While I was reading this book I felt a bit confused, it was hard to get to grips with and understand where the story was going, however at the mid point I began to feel like the story was actually a pair of shorter stories, like there were two separate adventures. We have Luca's story and Isolde's story and then their adventures together. Knowing that this was to be a series, I began to treat it as a series of connected shorter stories and it began to read a bit easier.
Unfortunately you can tell that Gregory isn't used to completely inventing her characters herself as they seem to lack depth and conviction, she does seem to be much better at adding to existing historical figures. I know it could be excused because she researches those historical characters in great depth, but I feel generally that young adult characters should be as complex if not more so than those in adult fiction.
One strength of the story that is consistent throughout all of Gregory's works is her attention to historical detail. As always she has made sure that we as readers can perfectly picture the places where the drama happens, and you know that she will have researched those details extensively to ensure that they are correct to the time period. For that I cannot help but recommend her.
The story is the first in a trilogy, the second of which, Stormbringers was released earlier this year. I haven't rushed to read it myself but for a young person who would like to try some of Gregory's writing before embarking on one of her epic series, this would provide a good taster.

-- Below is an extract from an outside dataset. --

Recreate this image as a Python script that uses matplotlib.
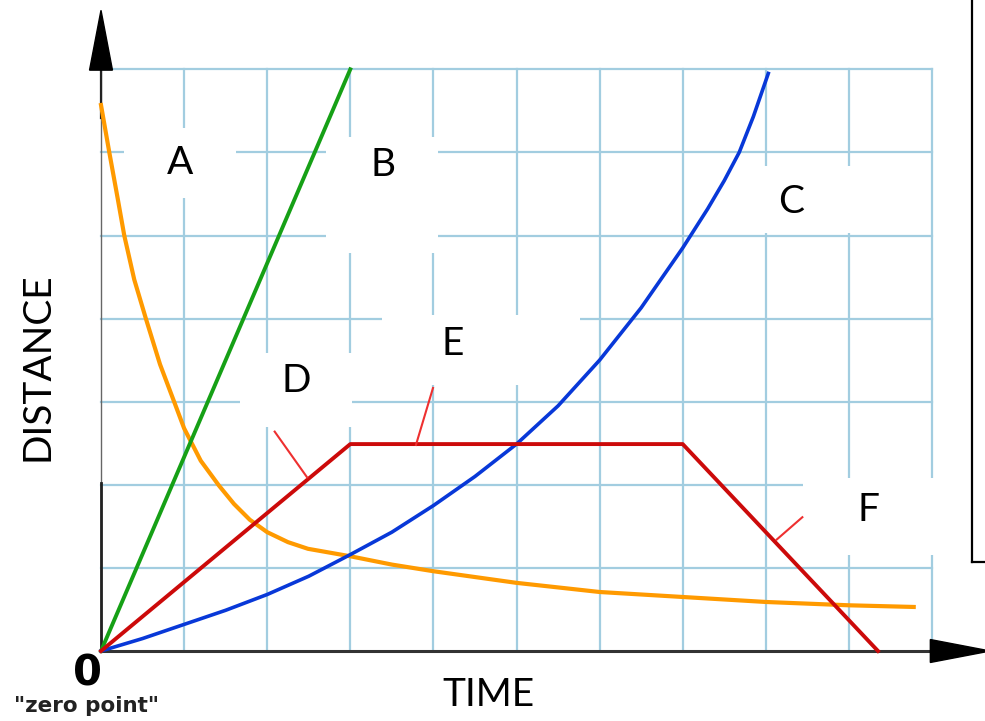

I'm bouncing you back again, but if you haven't read Divergent, I recommend you pop over to my review here, and then buy a copy here (or any other good retailer), it is set to be the next big teen dystopian film series in 2014, so I recommend you get clued up!
In Insurgent we kick off right from where Divergent ended, with war looming over all factions. As Tris, Four and the other refugees flee the Erudite, they discover more about each of the other factions, and also discover a good deal about the force that is the factionless.
I was swept away again by Insurgent as the plot is fast paced and action packed, but I didn't love it as much as I did Divergent. I won't call it sequel syndrome, because I don't think that Insurgent could have avoided being "filler" purely because second books always have to pave the way between the development of the world and the solution to the problem, so the events in the story had to take place for there to be a resolution, but I didn't enjoy the read as much as Divergent.
I did love that we got some answers to some questions, and that we have more of a direction for the series throughout this book. It did feel a little choppy as we moved from plot point to plot point, but this added to the unstable feeling that runs throughout the series so far. This is mirrored by Tris's attitude throughout too, she feels a wide range of conflicting emotions which show range for a character who initially had been raised to exercise no self indulgence. I felt it added a level of discomfort to the story and would help a teen reader to identify with the seriousness of the situation.
Overall I felt this was weaker than Divergent, but still left me eager for Allegiant, and excited for the films.